* _Required work_
Leave the pictures out, and retype all of the material exactly as written.

* _Information supplied_
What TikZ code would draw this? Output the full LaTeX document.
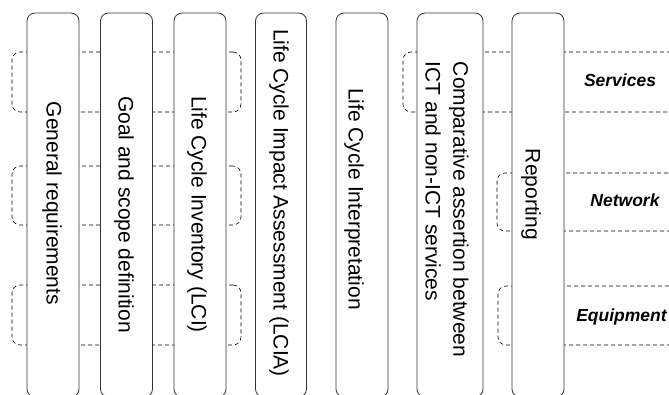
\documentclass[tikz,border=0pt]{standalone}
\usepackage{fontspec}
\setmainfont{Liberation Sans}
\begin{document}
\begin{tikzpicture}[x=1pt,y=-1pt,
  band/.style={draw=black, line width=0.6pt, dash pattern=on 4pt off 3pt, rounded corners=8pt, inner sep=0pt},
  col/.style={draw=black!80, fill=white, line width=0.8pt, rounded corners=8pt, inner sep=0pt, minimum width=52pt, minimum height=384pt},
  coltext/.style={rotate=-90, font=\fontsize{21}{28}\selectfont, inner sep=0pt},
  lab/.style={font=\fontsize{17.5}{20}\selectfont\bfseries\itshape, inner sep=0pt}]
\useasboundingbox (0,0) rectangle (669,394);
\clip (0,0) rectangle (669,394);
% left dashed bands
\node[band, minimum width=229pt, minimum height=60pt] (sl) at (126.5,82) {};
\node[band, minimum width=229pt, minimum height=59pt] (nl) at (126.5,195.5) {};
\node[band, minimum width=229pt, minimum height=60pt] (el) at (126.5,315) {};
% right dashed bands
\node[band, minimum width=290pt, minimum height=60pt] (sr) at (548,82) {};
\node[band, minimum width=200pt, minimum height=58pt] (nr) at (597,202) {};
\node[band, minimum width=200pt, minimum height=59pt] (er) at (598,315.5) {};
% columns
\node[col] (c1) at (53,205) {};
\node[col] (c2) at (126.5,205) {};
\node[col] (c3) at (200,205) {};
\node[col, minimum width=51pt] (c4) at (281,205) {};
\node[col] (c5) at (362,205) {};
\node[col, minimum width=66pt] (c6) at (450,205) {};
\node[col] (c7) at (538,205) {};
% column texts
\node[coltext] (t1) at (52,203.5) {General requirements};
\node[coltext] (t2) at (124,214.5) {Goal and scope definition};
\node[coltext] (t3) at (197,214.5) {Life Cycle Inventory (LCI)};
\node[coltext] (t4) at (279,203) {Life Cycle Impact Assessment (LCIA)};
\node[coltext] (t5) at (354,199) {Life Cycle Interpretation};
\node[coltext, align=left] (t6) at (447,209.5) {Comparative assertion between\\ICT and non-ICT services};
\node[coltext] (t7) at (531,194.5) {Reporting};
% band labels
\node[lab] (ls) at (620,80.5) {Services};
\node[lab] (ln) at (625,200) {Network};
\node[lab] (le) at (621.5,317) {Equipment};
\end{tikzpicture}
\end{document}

* _Response_
What TikZ code would draw this? Output the full LaTeX document.
\documentclass[tikz,border=0pt]{standalone}
\usepackage{fontspec}
\setmainfont{Liberation Sans}
\begin{document}
\begin{tikzpicture}[x=1pt,y=-1pt,
  band/.style={draw=black, line width=0.6pt, dash pattern=on 4pt off 3pt, rounded corners=8pt, inner sep=0pt},
  col/.style={draw=black!80, fill=white, line width=0.8pt, rounded corners=8pt, inner sep=0pt, minimum width=52pt, minimum height=384pt},
  coltext/.style={rotate=-90, font=\fontsize{21}{28}\selectfont, inner sep=0pt},
  lab/.style={font=\fontsize{17.5}{20}\selectfont\bfseries\itshape, inner sep=0pt}]
\useasboundingbox (0,0) rectangle (669,394);
\clip (0,0) rectangle (669,394);
% left dashed bands
\node[band, minimum width=229pt, minimum height=60pt] (sl) at (126.5,82) {};
\node[band, minimum width=229pt, minimum height=59pt] (nl) at (126.5,195.5) {};
\node[band, minimum width=229pt, minimum height=60pt] (el) at (126.5,315) {};
% right dashed bands
\node[band, minimum width=290pt, minimum height=60pt] (sr) at (548,82) {};
\node[band, minimum width=200pt, minimum height=58pt] (nr) at (597,202) {};
\node[band, minimum width=200pt, minimum height=59pt] (er) at (598,315.5) {};
% columns
\node[col] (c1) at (53,205) {};
\node[col] (c2) at (126.5,205) {};
\node[col] (c3) at (200,205) {};
\node[col, minimum width=51pt] (c4) at (281,205) {};
\node[col] (c5) at (362,205) {};
\node[col, minimum width=66pt] (c6) at (450,205) {};
\node[col] (c7) at (538,205) {};
% column texts
\node[coltext] (t1) at (52,203.5) {General requirements};
\node[coltext] (t2) at (124,214.5) {Goal and scope definition};
\node[coltext] (t3) at (197,214.5) {Life Cycle Inventory (LCI)};
\node[coltext] (t4) at (279,203) {Life Cycle Impact Assessment (LCIA)};
\node[coltext] (t5) at (354,199) {Life Cycle Interpretation};
\node[coltext, align=left] (t6) at (447,209.5) {Comparative assertion between\\ICT and non-ICT services};
\node[coltext] (t7) at (531,194.5) {Reporting};
% band labels
\node[lab] (ls) at (620,80.5) {Services};
\node[lab] (ln) at (625,200) {Network};
\node[lab] (le) at (621.5,317) {Equipment};
\end{tikzpicture}
\end{document}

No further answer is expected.